Long waiting times, brief appointments and a lack of quality care and attention have led some patients to seek "a life for a life," attacking doctors and hospital staff who they believe have wronged them or their loved ones.
In one of the most notorious attacks, a teenager fatally stabbed an intern and injured three others at a hospital in Harbin, capital of northeast China's Heilongjiang province, last March.
It is a stark departure from the ideal situation in which "doctors and patients become battle companions and stay in the same trench, fighting their common enemies," said neurosurgeon Zhou Liangfu from Huashan Hospital, which is affiliated with Fudan University.
Peng Yuwen, a professor at the Shanghai Medical College of Fudan University, said doctor-patient tensions can erode medical workers' morale and their willingness to take risks.

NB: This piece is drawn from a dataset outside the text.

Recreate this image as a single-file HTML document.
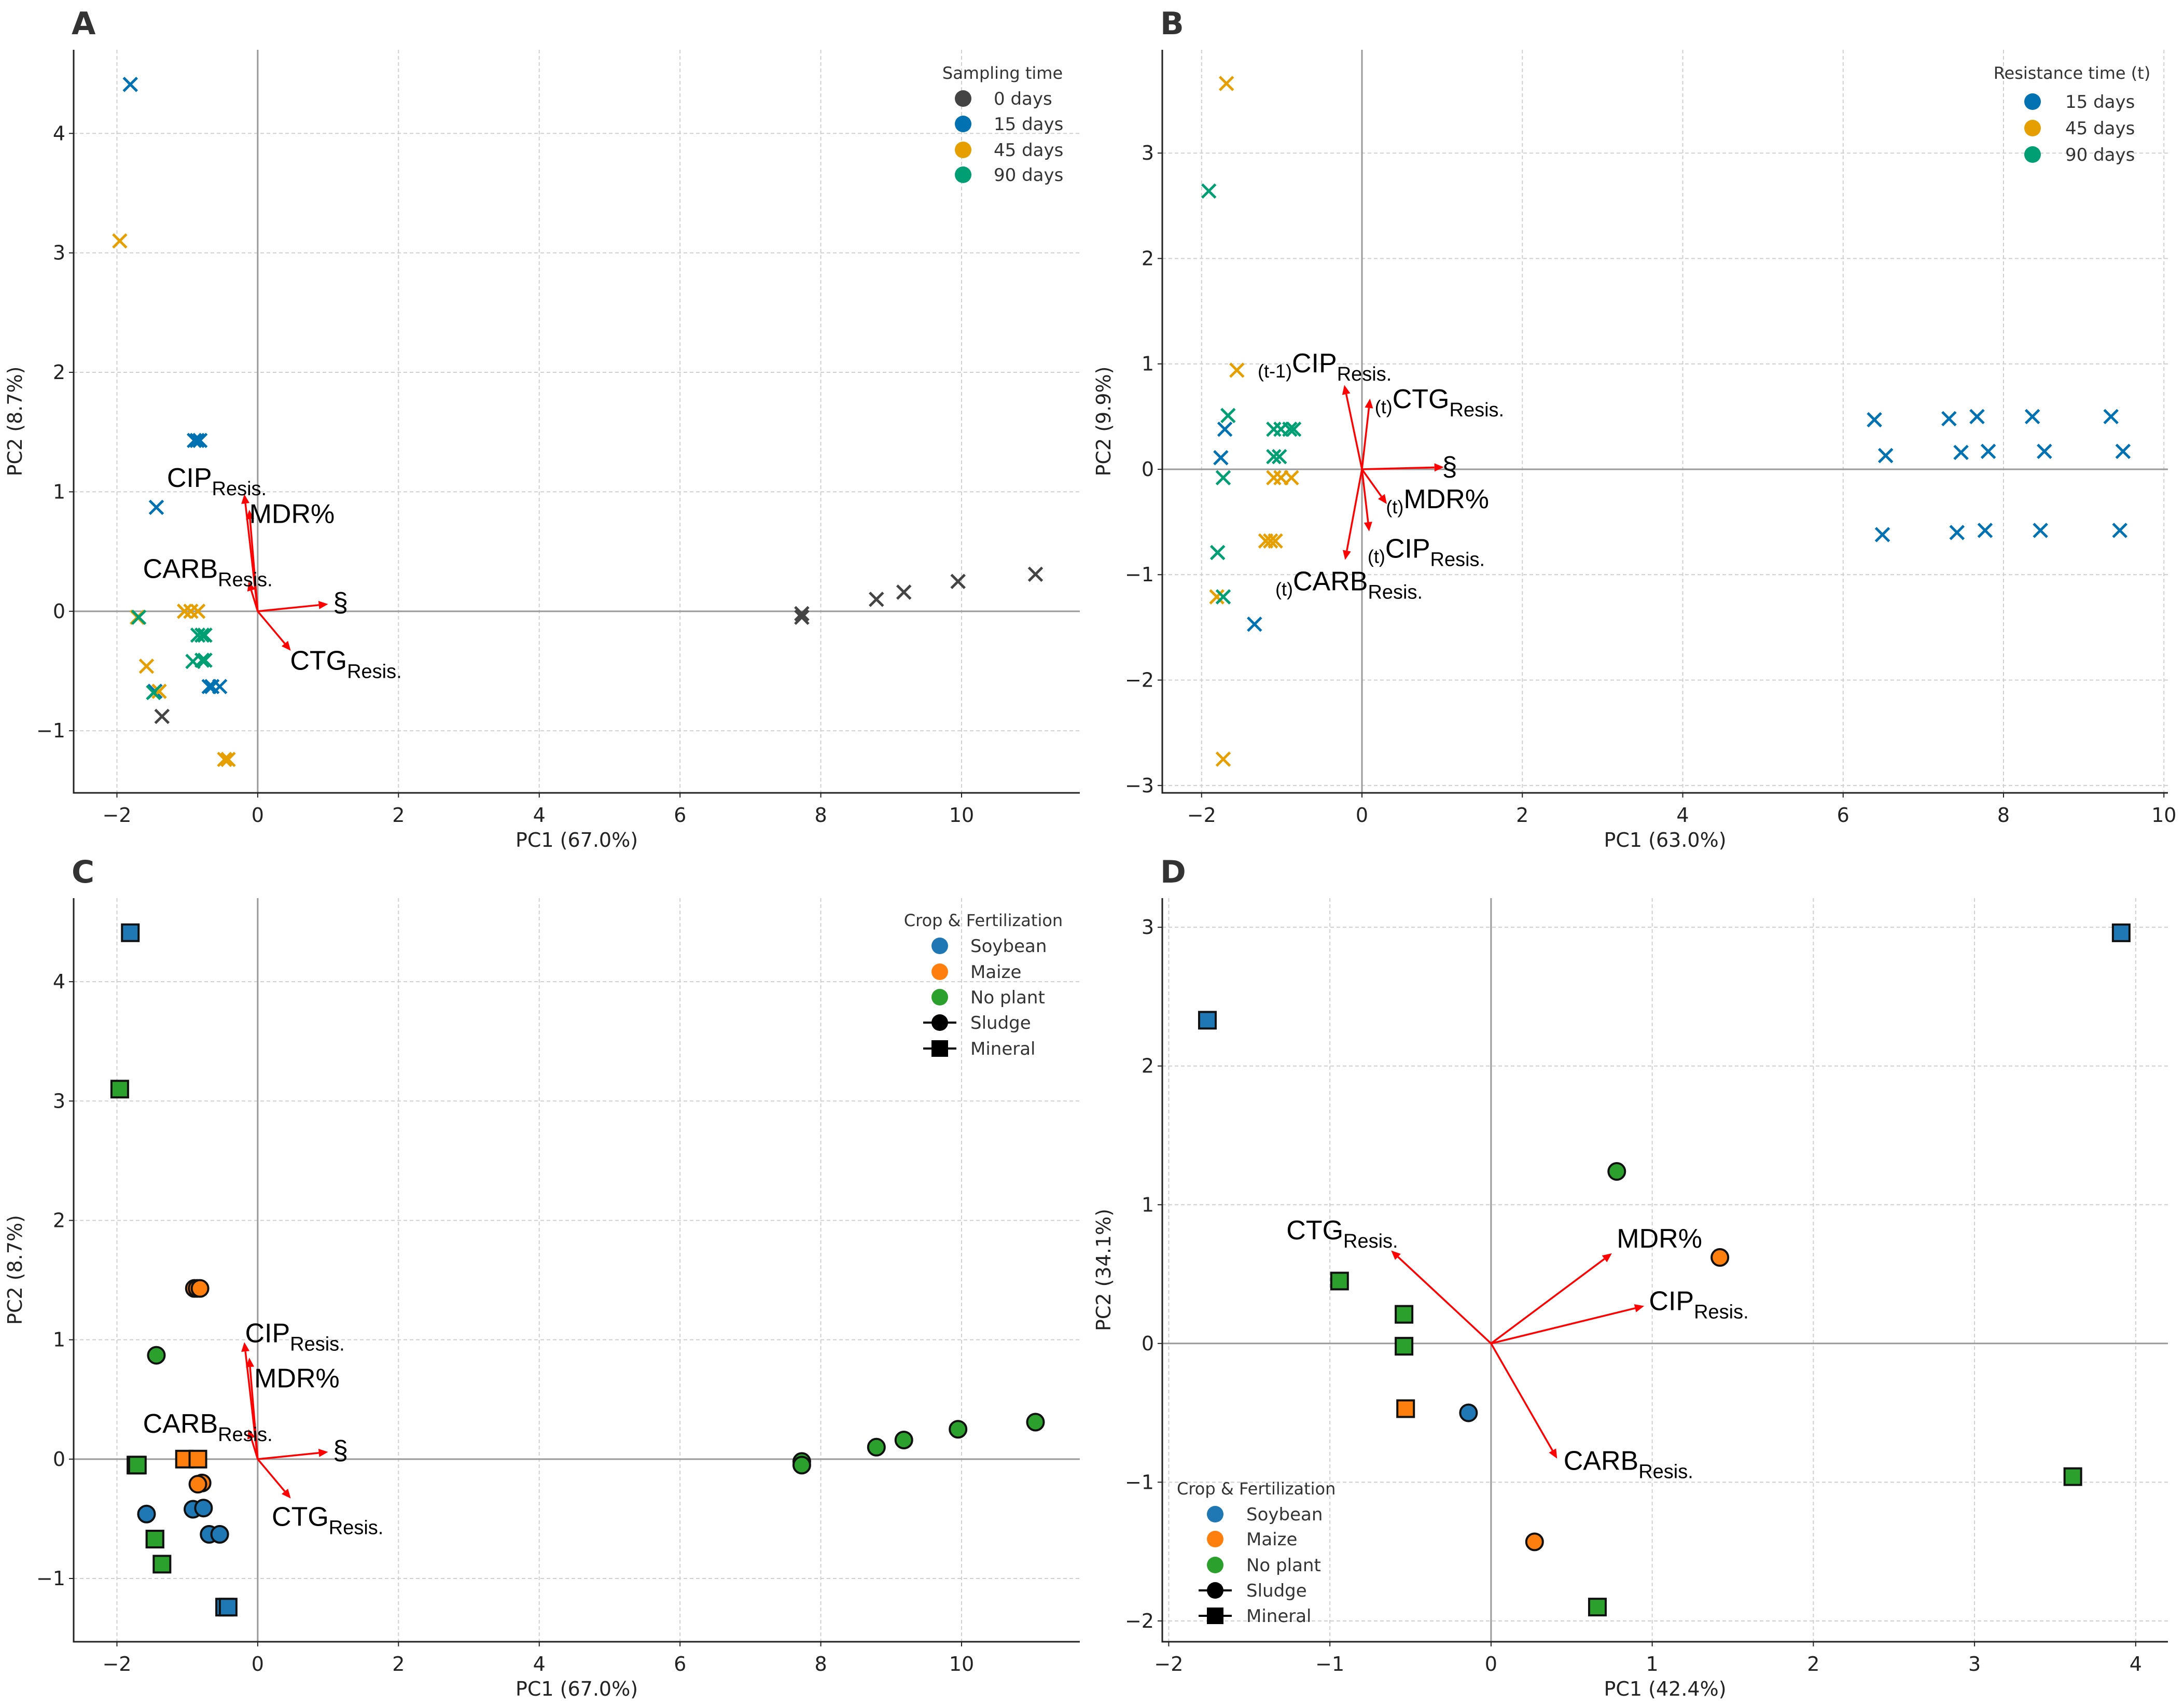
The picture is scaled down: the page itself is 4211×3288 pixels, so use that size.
<!DOCTYPE html>
<html><head><meta charset="utf-8">
<style>
html,body{margin:0;padding:0;background:#fff;}
svg{display:block;font-family:"DejaVu Sans","Liberation Sans",sans-serif;}
.lab{font-family:"Liberation Sans",sans-serif;}
</style></head>
<body>
<svg id="fig" width="4211" height="3288" viewBox="0 0 4211 3288" xmlns="http://www.w3.org/2000/svg"></svg>
<script>
// ---------- Panel A data ----------
const aGroups = ["0 days","15 days","45 days","90 days"];
const aColors = ["#444444","#0072B2","#E69F00","#009E73"];
const aX0 = [-1.36,7.73,7.73,8.79,9.18,9.95,11.05];
const aY0 = [-0.88,-0.02,-0.05,0.10,0.16,0.25,0.31];
const aX15 = [-1.81,-1.44,-0.90,-0.86,-0.82,-0.69,-0.65,-0.54,-1.46];
const aY15 = [4.41,0.87,1.43,1.43,1.43,-0.63,-0.63,-0.63,-0.67];
const aX45 = [-1.96,-1.71,-1.04,-0.95,-0.85,-1.58,-1.40,-0.47,-0.42];
const aY45 = [3.10,-0.05,0,0,0,-0.46,-0.67,-1.24,-1.24];
const aX90 = [-1.69,-0.85,-0.79,-0.75,-0.92,-0.79,-0.75,-1.48];
const aY90 = [-0.05,-0.20,-0.20,-0.20,-0.42,-0.41,-0.41,-0.68];
const aArrowNames = ["CIP","MDR%","CARB","§","CTG"];
const aArrowX = [-0.19,-0.12,-0.13,1.00,0.47];
const aArrowY = [0.98,0.85,0.25,0.06,-0.33];
const aLabelX = [-1.29,-0.12,-1.63,1.07,0.46];
const aLabelY = [1.04,0.74,0.28,0.0,-0.49];

// ---------- Panel B data ----------
const bGroups = ["15 days","45 days","90 days"];
const bColors = ["#0072B2","#E69F00","#009E73"];
const bX15 = [-1.71,-1.76,-1.34,6.39,7.32,7.67,8.36,9.34,6.53,7.47,7.81,8.51,9.49,6.49,7.42,7.77,8.46,9.45];
const bY15 = [0.38,0.11,-1.47,0.47,0.48,0.50,0.50,0.50,0.13,0.16,0.17,0.17,0.17,-0.62,-0.60,-0.58,-0.58,-0.58];
const bX45 = [-1.69,-1.56,-1.10,-1.01,-0.88,-1.20,-1.14,-1.08,-1.81,-1.73];
const bY45 = [3.66,0.94,-0.08,-0.08,-0.08,-0.68,-0.68,-0.68,-1.21,-2.75];
const bX90 = [-1.91,-1.67,-1.10,-1.01,-0.90,-0.85,-1.10,-1.03,-1.73,-1.80,-1.73];
const bY90 = [2.64,0.51,0.38,0.38,0.38,0.38,0.12,0.12,-0.08,-0.79,-1.21];
const bArrowPre = ["(t-1)","(t)","","(t)","(t)","(t)"];
const bArrowNames = ["CIP","CTG","§","MDR%","CIP","CARB"];
const bArrowX = [-0.22,0.10,1.02,0.31,0.09,-0.21];
const bArrowY = [0.80,0.67,0.02,-0.33,-0.59,-0.86];
const bLabelX = [-1.30,0.16,1.00,0.30,0.07,-1.08];
const bLabelY = [0.92,0.58,-0.06,-0.37,-0.84,-1.15];

// ---------- Panel C data (crop colour, fertilization shape) ----------
const cCrops = ["Soybean","Maize","No plant"];
const cColors = ["#1f77b4","#ff7f0e","#2ca02c"];
const cX = [-1.73,-1.46,-1.81,-1.96,-0.90,-0.86,-0.82,-1.44,-1.71,-1.04,-0.85,-0.79,-0.85,-0.92,-0.77,-1.58,-0.69,-0.54,-1.46,-1.36,-0.47,-0.42,7.73,7.73,8.79,9.18,9.95,11.05];
const cY = [-0.05,-0.67,4.41,3.10,1.43,1.43,1.43,0.87,-0.05,0,0,-0.20,-0.21,-0.42,-0.41,-0.46,-0.63,-0.63,-0.67,-0.88,-1.24,-1.24,-0.02,-0.05,0.10,0.16,0.25,0.31];
const cCrop = [2,1,0,2,1,1,1,2,2,1,1,1,1,0,0,0,0,0,2,2,0,0,2,2,2,2,2,2];
const cShape = ["s","s","s","s","o","o","o","o","s","s","s","o","o","o","o","o","o","o","s","s","s","s","o","o","o","o","o","o"];
const cArrowNames = ["CIP","MDR%","CARB","§","CTG"];
const cArrowX = [-0.19,-0.12,-0.13,1.00,0.47];
const cArrowY = [0.98,0.85,0.25,0.06,-0.33];
const cLabelX = [-0.18,-0.05,-1.63,1.07,0.20];
const cLabelY = [0.98,0.60,0.22,0.0,-0.56];

// ---------- Panel D data ----------
const dX = [3.91,-1.76,0.78,1.42,-0.94,-0.54,-0.54,-0.53,-0.14,3.61,0.27,0.66];
const dY = [2.96,2.33,1.24,0.62,0.45,0.21,-0.02,-0.47,-0.50,-0.96,-1.43,-1.90];
const dCrop = [0,0,2,1,2,2,2,1,0,2,1,2];
const dShape = ["s","s","o","o","s","s","s","s","o","s","o","s"];
const dArrowNames = ["CTG","MDR%","CIP","CARB"];
const dArrowX = [-0.62,0.75,0.95,0.41];
const dArrowY = [0.67,0.65,0.27,-0.83];
const dLabelX = [-1.27,0.78,0.98,0.45];
const dLabelY = [0.75,0.69,0.24,-0.91];

const NS="http://www.w3.org/2000/svg";
const fig=document.getElementById('fig');
function mk(tag,attrs,parent){const e=document.createElementNS(NS,tag);for(const k in attrs)e.setAttribute(k,attrs[k]);(parent||fig).appendChild(e);return e;}

function panel(cfg){
  const g=mk('g',{});
  
  
  const sx=v=>cfg.L+(v-cfg.xmin)/(cfg.xmax-cfg.xmin)*(cfg.R-cfg.L);
  const sy=v=>cfg.B-(v-cfg.ymin)/(cfg.ymax-cfg.ymin)*(cfg.B-cfg.T);
  // grid
  cfg.xt.forEach(t=>{
    const l=mk('line',{x1:sx(t),x2:sx(t),y1:cfg.T,y2:cfg.B,stroke:'#cfcfcf','stroke-width':2,'stroke-dasharray':'7,5'},g);
    
    
    const tx=mk('text',{x:sx(t),y:cfg.B+56,'font-size':38,'text-anchor':'middle',fill:'#222'},g);
    tx.textContent=(t<0?'\u2212'+(-t):String(t));
    
    
    mk('line',{x1:sx(t),x2:sx(t),y1:cfg.B,y2:cfg.B+9,stroke:'#222','stroke-width':2},g);
  });
  cfg.yt.forEach(t=>{
    const l=mk('line',{x1:cfg.L,x2:cfg.R,y1:sy(t),y2:sy(t),stroke:'#cfcfcf','stroke-width':2,'stroke-dasharray':'7,5'},g);
    
    
    const tx=mk('text',{x:cfg.L-16,y:sy(t)+13,'font-size':38,'text-anchor':'end',fill:'#222'},g);
    tx.textContent=(t<0?'\u2212'+(-t):String(t));
    
    
    mk('line',{x1:cfg.L-9,x2:cfg.L,y1:sy(t),y2:sy(t),stroke:'#222','stroke-width':2},g);
  });
  // zero lines
  mk('line',{x1:sx(0),x2:sx(0),y1:cfg.T,y2:cfg.B,stroke:'#9a9a9a','stroke-width':3},g);
  mk('line',{x1:cfg.L,x2:cfg.R,y1:sy(0),y2:sy(0),stroke:'#9a9a9a','stroke-width':3},g);
  // spines
  const sp=mk('path',{d:`M${cfg.L},${cfg.T}V${cfg.B}H${cfg.R}`,fill:'none',stroke:'#222','stroke-width':3},g);
  
  
  // axis titles
  const xl=mk('text',{x:(cfg.L+cfg.R)/2,y:cfg.B+104,'font-size':38,'text-anchor':'middle',fill:'#222'},g);
  xl.textContent=cfg.xlab;
  
  
  const yl=mk('text',{x:0,y:0,'font-size':38,'text-anchor':'middle',fill:'#222',transform:`translate(${cfg.L-100},${(cfg.T+cfg.B)/2}) rotate(-90)`},g);
  yl.textContent=cfg.ylab;
  
  
  const pl=mk('text',{x:cfg.L-4,y:cfg.T-30,'font-size':60,'font-weight':'bold',fill:'#333'},g);
  pl.textContent=cfg.letter;
  
  
  return {g,sx,sy};
}

function cross(g,x,y,c){
  const s=13;
  const p=mk('path',{d:`M${x-s},${y-s}L${x+s},${y+s}M${x-s},${y+s}L${x+s},${y-s}`,stroke:c,'stroke-width':5,fill:'none'},g);
  
  
}
function marker(g,x,y,c,shape){
  let e;
  if(shape==='s'){e=mk('rect',{x:x-16,y:y-16,width:32,height:32,fill:c,stroke:'#111','stroke-width':4},g);}
  else{e=mk('circle',{cx:x,cy:y,r:16,fill:c,stroke:'#111','stroke-width':4},g);}
  
  
}
function arrow(g,x0,y0,x1,y1){
  const dx=x1-x0,dy=y1-y0,len=Math.hypot(dx,dy),ux=dx/len,uy=dy/len,hl=18,hw=8;
  const bx=x1-ux*hl,by=y1-uy*hl;
  const a=mk('g',{},g);
  
  
  mk('line',{x1:x0,y1:y0,x2:bx,y2:by,stroke:'#ff0000','stroke-width':3.5},a);
  mk('path',{d:`M${x1},${y1}L${bx-uy*hw},${by+ux*hw}L${bx+uy*hw},${by-ux*hw}Z`,fill:'#ff0000'},a);
}
function label(g,x,y,pre,main,sub){
  const t=mk('text',{x:x,y:y,'font-size':52,fill:'#000','class':'lab'},g);
  
  
  if(pre){const s=mk('tspan',{'font-size':36,dy:10},t);s.textContent=pre;const m=mk('tspan',{dy:-10},t);m.textContent=main;}
  else{const m=mk('tspan',{},t);m.textContent=main;}
  if(sub){const s=mk('tspan',{'font-size':38,dy:16},t);s.textContent=sub;}
}
function legend(g,title,tx,ty,anchor,mx,txx,ys,names,colors,extra){
  const lg=mk('g',{},g);
  
  
  const t=mk('text',{x:tx,y:ty,'font-size':32,'text-anchor':anchor,fill:'#333'},lg);
  t.textContent=title;
  
  
  names.forEach((n,i)=>{
    const e=mk('g',{},lg);
    
    
    const y=ys[i];
    if(i<colors.length){mk('circle',{cx:mx,cy:y,r:16,fill:colors[i]},e);}
    else{
      mk('line',{x1:mx-32,x2:mx+32,y1:y,y2:y,stroke:'#000','stroke-width':4},e);
      if(extra[i-colors.length]==='o')mk('circle',{cx:mx,cy:y,r:16,fill:'#000'},e);
      else mk('rect',{x:mx-16,y:y-16,width:32,height:32,fill:'#000'},e);
    }
    const tt=mk('text',{x:txx,y:y+12,'font-size':34,fill:'#333'},e);
    tt.textContent=n;
  });
}

// ---- Panel A ----
(function(){
  const P=panel({name:'panel-a',letter:'A',L:142,R:2082,T:96,B:1529,xmin:-2.615,xmax:11.68,ymin:-1.52,ymax:4.70,xt:[-2,0,2,4,6,8,10],yt:[-1,0,1,2,3,4],xlab:'PC1 (67.0%)',ylab:'PC2 (8.7%)'});
  const sets=[[aX0,aY0],[aX15,aY15],[aX45,aY45],[aX90,aY90]];
  sets.forEach((s,k)=>s[0].forEach((v,i)=>cross(P.g,P.sx(v),P.sy(s[1][i]),aColors[k])));
  aArrowNames.forEach((n,i)=>arrow(P.g,P.sx(0),P.sy(0),P.sx(aArrowX[i]),P.sy(aArrowY[i])));
  aArrowNames.forEach((n,i)=>label(P.g,P.sx(aLabelX[i]),P.sy(aLabelY[i]),'',n,(n==='§'||n==='MDR%')?'':'Resis.'));
  legend(P.g,'Sampling time',1933,152,'middle',1857,1916,[190,239,289,337],aGroups,aColors,[]);
})();
// ---- Panel B ----
(function(){
  const P=panel({name:'panel-b',letter:'B',L:2241,R:4180,T:96,B:1529,xmin:-2.49,xmax:10.05,ymin:-3.07,ymax:3.98,xt:[-2,0,2,4,6,8,10],yt:[-3,-2,-1,0,1,2,3],xlab:'PC1 (63.0%)',ylab:'PC2 (9.9%)'});
  const sets=[[bX15,bY15],[bX45,bY45],[bX90,bY90]];
  sets.forEach((s,k)=>s[0].forEach((v,i)=>cross(P.g,P.sx(v),P.sy(s[1][i]),bColors[k])));
  bArrowNames.forEach((n,i)=>arrow(P.g,P.sx(0),P.sy(0),P.sx(bArrowX[i]),P.sy(bArrowY[i])));
  bArrowNames.forEach((n,i)=>label(P.g,P.sx(bLabelX[i]),P.sy(bLabelY[i]),bArrowPre[i],n,(n==='§'||n==='MDR%')?'':'Resis.'));
  legend(P.g,'Resistance time (t)',3995,152,'middle',3919,3982,[196,247,298],bGroups,bColors,[]);
})();
// ---- Panel C ----
(function(){
  const P=panel({name:'panel-c',letter:'C',L:142,R:2082,T:1732,B:3166,xmin:-2.615,xmax:11.68,ymin:-1.53,ymax:4.70,xt:[-2,0,2,4,6,8,10],yt:[-1,0,1,2,3,4],xlab:'PC1 (67.0%)',ylab:'PC2 (8.7%)'});
  cX.forEach((v,i)=>marker(P.g,P.sx(v),P.sy(cY[i]),cColors[cCrop[i]],cShape[i]));
  cArrowNames.forEach((n,i)=>arrow(P.g,P.sx(0),P.sy(0),P.sx(cArrowX[i]),P.sy(cArrowY[i])));
  cArrowNames.forEach((n,i)=>label(P.g,P.sx(cLabelX[i]),P.sy(cLabelY[i]),'',n,(n==='§'||n==='MDR%')?'':'Resis.'));
  legend(P.g,'Crop & Fertilization',1896,1786,'middle',1812,1871,[1824,1874,1923,1972,2022],cCrops.concat(['Sludge','Mineral']),cColors,['o','s']);
})();
// ---- Panel D ----
(function(){
  const P=panel({name:'panel-d',letter:'D',L:2241,R:4180,T:1732,B:3166,xmin:-2.04,xmax:4.2,ymin:-2.15,ymax:3.21,xt:[-2,-1,0,1,2,3,4],yt:[-2,-1,0,1,2,3],xlab:'PC1 (42.4%)',ylab:'PC2 (34.1%)'});
  dX.forEach((v,i)=>marker(P.g,P.sx(v),P.sy(dY[i]),cColors[dCrop[i]],dShape[i]));
  dArrowNames.forEach((n,i)=>arrow(P.g,P.sx(0),P.sy(0),P.sx(dArrowX[i]),P.sy(dArrowY[i])));
  dArrowNames.forEach((n,i)=>label(P.g,P.sx(dLabelX[i]),P.sy(dLabelY[i]),'',n,(n==='MDR%')?'':'Resis.'));
  legend(P.g,'Crop & Fertilization',2269,2882,'start',2343,2403,[2920,2968,3018,3067,3116],cCrops.concat(['Sludge','Mineral']),cColors,['o','s']);
})();
</script>
</body></html>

"Risk-taking is the most noble trait of a doctor, while tensions between doctors and patients can only create overcautious doctors, which in turn does harm to the patients," Peng said.
"If doctors don't dare to take risks when the patients are in a critical moment of life or death, it means they are giving the patients up," he said.
Medical students and rookie medical practitioners are weighing their options, swaying between staying or leaving.
As a doctor who still conducts clinical rotations in Beijing, doctor Li Yifu earns a monthly salary of less than 3,000 yuan (about 480 U.S. dollars).